The clear wins for taxpayers would have been more parking at no city cost plus payments to Coral Gables’ coffers and a far better-looking, more efficient and amenity-filled downtown.

The city set out that goal in 1998. Last week, it decided to do the job itself on one garage and not to touch the other for at least three years, then maybe let someone else do it.

In the interim, city staff has wasted untold hours, elected officials have debated the plan to death – Miami Today has reported on twists and turns more than 20 times – residents have waited 21 years for added parking, and the city has lost out on cash and taxes from the developers.

Add to these losses another long-lingering drain: at least five companies worked to win the right to a job that the city suddenly pulled off the table for at least the next three years while it dithers about doing the work itself.

But matching the work of developers is no easy city task. Government work costs more than in the private sector, not because government is bad but because it seldom has staff experts that companies do, and because government plays under very different rules on the job, including higher pay levels and even more red tape.

Many government projects spread business among small providers, minority suppliers and – in many communities – well-connected people. Each hiring decision eats up time and money, far more than in industry. Many city actions also require commission votes, which introduce a different dynamic, as 21 years of dithering shows.

On the other side of the table, think about what indecisiveness did to companies that over the years tried to win a game with constantly changing deadlines, always with new municipal rules and even different city goals.

As Commissioner Vince Lago said during a 2016 debate on the garages, “I like to keep my options open.” That thinking led to change after change.

A decade ago an outside developer told Miami Today that even answering a government request for proposals cost $20,000 to $50,000 win or lose, surely more today.

Our best count is that Coral Gables requested garages proposals or interest three times, and in its most recent iteration got five contenders. A first cut led to four well-known local proposers, then to two, and finally a choice of one – the W. Allen Morris Co. working with the Related Group, a stellar pair.

The city chose the team in 2016. Then negotiations began. They went on and on up to last week, when the city commission sang “Let’s call the whole thing off.”

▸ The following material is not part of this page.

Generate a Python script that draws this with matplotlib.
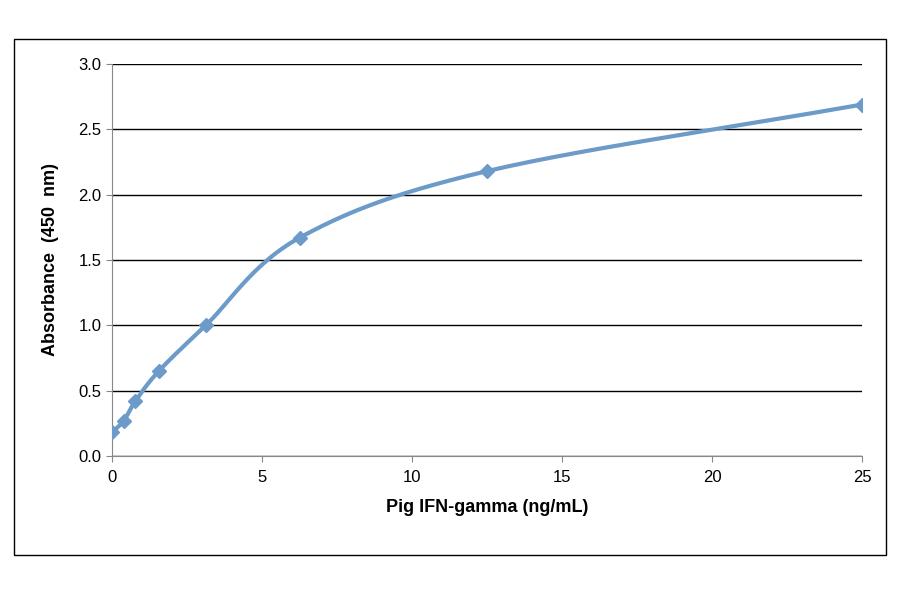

For those negotiations, Mr. Morris said, his team changed plans 24 times – last year his count was 18, so changes must have been fast and furious.

Whatever the tally, every city twist and turn required spending by first five companies, then four, then two, and then the final team, not only for plans but to bring lawyers and lobbyists to city meetings, often to get just another deferral. That all probably cost companies multiple millions.

Be certain that every business that deals with Coral Gables will build such futile dithering costs into every future bid. They’d be crazy not to.

Coral Gables isn’t alone. This happens at county hall and in other cities, and hits you and me in higher taxes to make up for extra government payments because bidders make up for needless government-caused expenses in public-private deals.

“People have been scared off from getting involved in the city” because of perceived obstacles to development, Commissioner Lago noted during a debate on the garages as he sought another change.

Looking at the track record, can you blame any company for being wary?

A frustrated Mayor Raul Valdes-Fauli, hoping for a final vote on the garages, asked city staffers in March 2018 “What’s the hold-up? If you can’t present a project to the city commission then we will look for an alternative, but do something.”

Focusing on what vacillating meant to the developers as several commissioners sought to cut building heights and review deal terms once again with yet another two-month delay – the norm since the team seemingly won the job in 2016 – Mr. Valdes-Fauli asked in November “Have we made these people waste years and hundreds of thousands of dollars for us to come up with new criteria today?”

Last week’s non-decision answered his question: 21 years too late, the city went back to the drawing board to figure out what it wants to do. The developers’ cost of that decades-long waste will ratchet up future city bids.

The garages plan offered a great deal that earned taxpayers money and improved Coral Gables. Not doing it will surely be more costly in the years ahead.